Understanding Charcoal
Charcoal is a lightweight, black, carbon-rich material created from wood or other plant matter. Its production involves heating organic materials, such as wood, in an environment with minimal or no oxygen, a process known as pyrolysis or carbonization. During this controlled heating, water and volatile compounds like tars and gases are driven off, leaving behind primarily pure carbon. This transformation ensures that charcoal burns hotter and cleaner than the original wood.
Historically, charcoal has been used for thousands of years across various civilizations. Ancient Egyptians, Greeks, and Romans utilized it for cooking, heating homes, and in industrial processes like smelting metals due to its ability to produce intense, smokeless heat. It was also a component in gunpowder and used in glassmaking and pottery.
Understanding Fossil Fuels
Fossil fuels are flammable, carbon-containing materials that form naturally within the Earth’s crust. These energy sources originate from the buried remains of ancient organisms, including plants, animals, and microorganisms, that lived millions of years ago. The formation process involves the anaerobic decomposition of this organic matter under immense heat and pressure over geological timescales, typically millions of years. This long process transforms the organic material into carbon-rich compounds like kerogen, which further converts into liquid and gaseous hydrocarbons.

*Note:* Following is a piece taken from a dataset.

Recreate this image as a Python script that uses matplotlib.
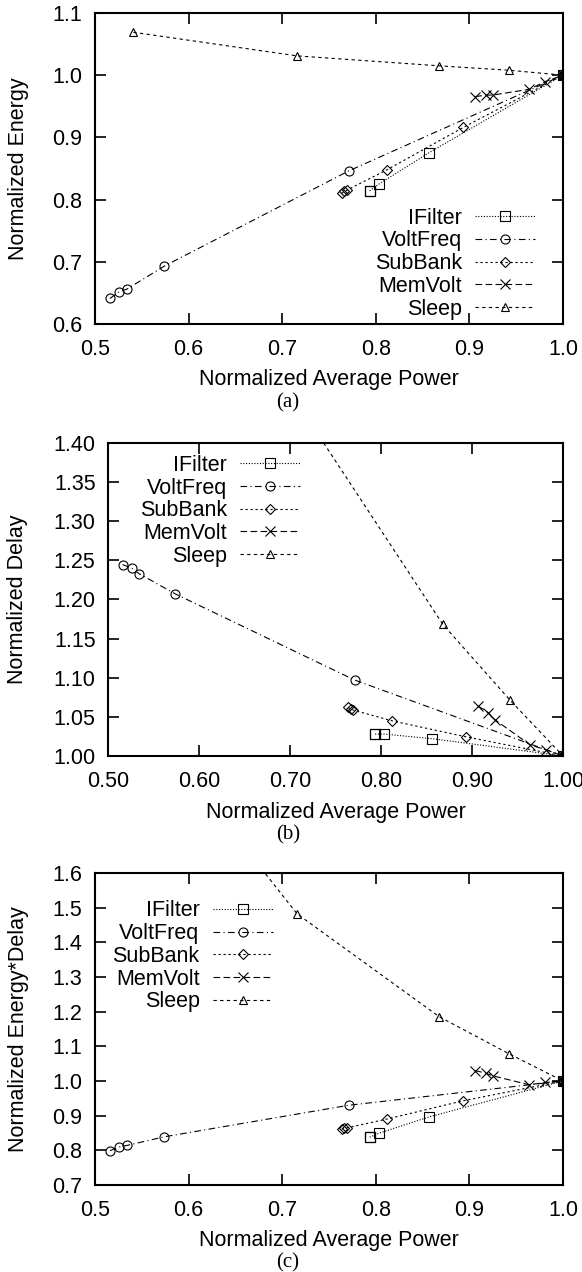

Common examples of fossil fuels include coal, petroleum (oil), and natural gas. Coal primarily forms from ancient terrestrial plant debris, often from dense forests buried in wetlands. Oil and natural gas largely originate from microscopic marine organisms like plankton that settled at the bottom of ancient seas. These fuels are considered non-renewable resources because their formation takes an extremely long time, far exceeding the rate at which they are consumed.
Distinguishing Charcoal from Fossil Fuels
The primary distinction between charcoal and fossil fuels lies in their origin, formation process, and timeframes. Charcoal is produced from recently living organic matter, like wood, through a human-controlled pyrolysis process that takes days or weeks. In contrast, fossil fuels form from ancient organic remains transformed by natural geological forces over millions of years. Charcoal is a manufactured product derived from renewable biomass, while fossil fuels are naturally occurring geological deposits. Therefore, charcoal is not a fossil fuel; it is a processed fuel fundamentally different from geologically formed substances like coal, oil, and natural gas.